There are three main players that have failed to realise their potential so far - Stefano Travaglia, Ryan Harrison and Facundo Arguello. Travaglia I can excuse - his sample was the bare minimum 8 matches, but Harrison and Arguello's sample was significantly bigger. They should be ranked inside the top 100 at the bare minimum, currently, if not the top 50. Denis Kudla also should be looking to strongly improve from 123 in the world - I've mentioned he has a lot of upside previously, and an extra week of the Grass season should also be of benefit to the young American.
From the data, we can work out an expected rank of player when 25, based on current hold/break percentages by ranking:-
Rank 5-10: Kyrgios, Thiem, Vesely, Dimitrov
Rank 10-20: Tomic, Sock
Rank 20-35: Harrison, Schwartzman, Arguello, Carreno-Busta, Kuznetsov, Kudla
Rank 35-60: Edmund, Nishioaka, Pouille
Rank 60-100: Daniel, Coppejans
Rank 100+: Cecchinato, Saville
It would be extremely likely that a number of these top potential players would have welcomed some form of funding at the start of their career. With the top 60 potential players in particular, returns for investors would be excellent by the time the player reaches 25 years of age.
I want to finish by looking at the players under 19 who are in the top 200 - Alexander Zverev, Borna Coric, Thanasi Kokkinakis and Hyeon Chung.
Assessing their potential is difficult as I do not have a difference % or a multiplier ratio from the ages of 17/18, but let's just say that assume that they are 19 currently, out of interest. This would give us an almost 'bare minimum' potential level for them, and this would almost certainly improve.

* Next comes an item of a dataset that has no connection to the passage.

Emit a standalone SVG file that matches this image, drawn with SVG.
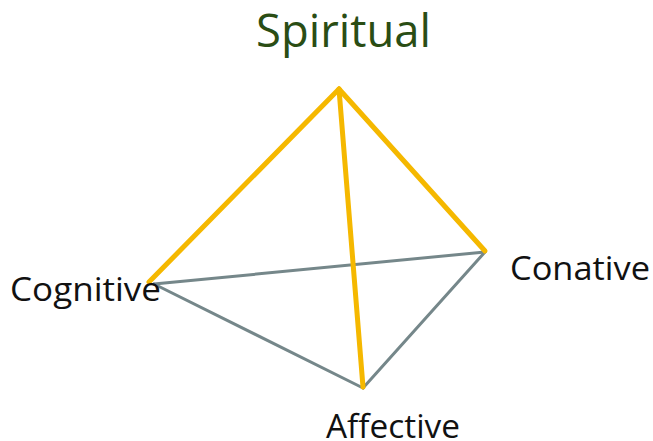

We can see here that Coric at 17 is better than every player in the first table (including Kyrgios, Vesely, Thiem and Dimitrov) at 19. I've made no secret of the fact that I believe Coric will be an elite level player in the future and only a serious injury can curtail that career progression.
The 109.2 expectation mean percentage is based on his 17 year old stats and assume no improvement between 17 and 19, which clearly is highly unlikely - so at 25 he will almost certainly have a hold/break percentage of over 110%.
Thanasi Kokkinakis should also be ranked around the top ten by the age of 25, whilst with some improvement from 17/18 to 19, Alexander Zverev and Hyeon Chung should also be ranked around the 50 level at 25.